Living Landscapes
The West Cambridgeshire Hundreds Project
Scheme area: 4,000 hectares
Benefits include: Habitat restoration and creation, landscape linkage, recreational opportunities and improved access for local communities and visitors
The West Cambridgeshire Hundreds Living Landscape project is focused on a cluster of ancient woodlands on the heavy boulder clay soils of Cambridgeshire. Places of pilgrimage for local families for the breath-taking displays of bluebells, wood anemones, and primroses in the spring, they also support flourishing populations of the much rarer oxlip, in the UK confined to a small area of eastern England, and more subtle shade-loving plants such as Herb Paris and ferns. This is also the home of the black hairstreak butterfly, and other scarce species such as white admiral thrive. Woodland rides, the wide flowery paths which were once used for extracting timber and are now popular with walkers, buzz with bumblebees and the chirp of grasshoppers, and rare beetles take nectar from the flowers. Typical woodland birds such as nuthatches, woodpeckers and woodcock are supplemented in summer with a rich chorus of warblers and nightingales.
The West Cambridgeshire Hundreds Living Landscape project aims to enhance this unique biodiversity through better management, maintaining or reinstating traditional coppicing, widening rides so that more sun reaches the forest floor and a greater diversity of flowers provide nectar for butterflies and other insects all summer long.

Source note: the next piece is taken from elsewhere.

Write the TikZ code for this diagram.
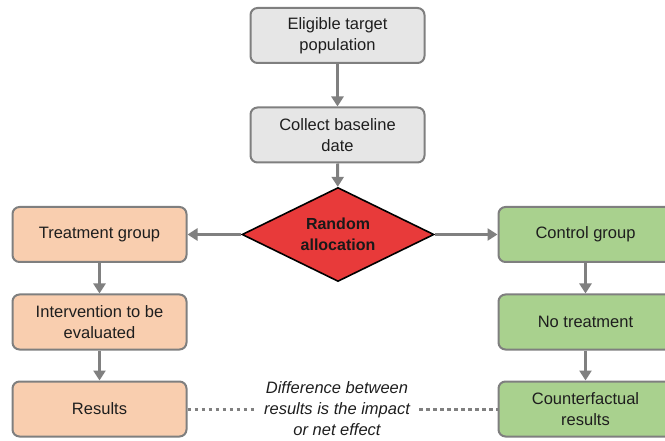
\documentclass[tikz,border=0pt]{standalone}
\usepackage{fontspec}
\setmainfont{Liberation Sans}
\usetikzlibrary{shapes.geometric,arrows.meta}
\definecolor{boxline}{HTML}{7F7F7F}
\definecolor{greyfill}{HTML}{E6E6E6}
\definecolor{orangefill}{HTML}{F9CEAF}
\definecolor{greenfill}{HTML}{A9D18E}
\definecolor{redfill}{HTML}{E83A3A}
\definecolor{arrowgrey}{HTML}{808080}
\definecolor{txt}{HTML}{1E1E1E}
\tikzset{
  box/.style={draw=boxline, line width=2pt, rounded corners=7pt, minimum width=174pt, minimum height=55pt, align=center, font=\fontsize{16.5}{20.5}\selectfont, text=txt, inner sep=2pt},
  greybox/.style={box, fill=greyfill},
  orangebox/.style={box, fill=orangefill},
  greenbox/.style={box, fill=greenfill},
  decision/.style={diamond, draw=black, line width=1.6pt, fill=redfill, minimum width=192pt, minimum height=94pt, inner sep=0pt, aspect=2.04, align=center, font=\bfseries\fontsize{16}{20.5}\selectfont, text=black!90},
  flow/.style={draw=arrowgrey, line width=3pt, -{Triangle[length=10pt,width=12pt]}},
  dots/.style={draw=arrowgrey, line width=3pt, dash pattern=on 3.5pt off 3.5pt},
  note/.style={align=center, font=\itshape\fontsize{16.5}{21}\selectfont, text=txt, inner sep=0pt},
}
\begin{document}
\begin{tikzpicture}[x=1pt,y=-1pt]
\useasboundingbox (0,0) rectangle (665,441);
\node[greybox] (pop) at (337.5,35.5) {Eligible target\\population};
\node[greybox] (base) at (337.5,135) {Collect baseline\\date};
\node[decision] (rand) at (338,234.5) {Random\\allocation};
\node[orangebox] (treat) at (99.5,234.5) {Treatment group};
\node[orangebox] (interv) at (99.5,322) {Intervention to be\\evaluated};
\node[orangebox] (res) at (99.5,409) {Results};
\node[greenbox] (ctrl) at (585.5,234.5) {Control group};
\node[greenbox] (notr) at (585.5,322) {No treatment};
\node[greenbox] (cres) at (585.5,409) {Counterfactual\\results};
\node[note] (diff) at (337,409) {Difference between\\results is the impact\\or net effect};
\draw[flow] (pop) -- (base);
\draw[flow] (base) -- (rand);
\draw[flow] (rand.west) -- (treat.east);
\draw[flow] (rand.east) -- (ctrl.west);
\draw[flow] (treat) -- (interv);
\draw[flow] (interv) -- (res);
\draw[flow] (ctrl) -- (notr);
\draw[flow] (notr) -- (cres);
\draw[dots, shorten >=9pt] (res.east) -- (diff.west |- res.east);
\draw[dots, shorten <=9pt] (diff.east |- cres.west) -- (cres.west);
\end{tikzpicture}
\end{document}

Beyond the existing woods, the project will focus on expansion and linkage of habitats, concentrating on reconnecting the ancient woodlands and enhancing the hedgerow network across the project area. It is working in partnership with local land-owners to identify opportunities for environmental enhancements and to coordinate action across property boundaries to increase landscape connectivity over a large area, and accomplish greater success than could be realised by each land owner working independently. It is a joint project between local land-owners, the Wildlife Trust, Woodland Trust, National Trust, Forestry Commission, Natural England and Farming and Wildlife Advisory Group.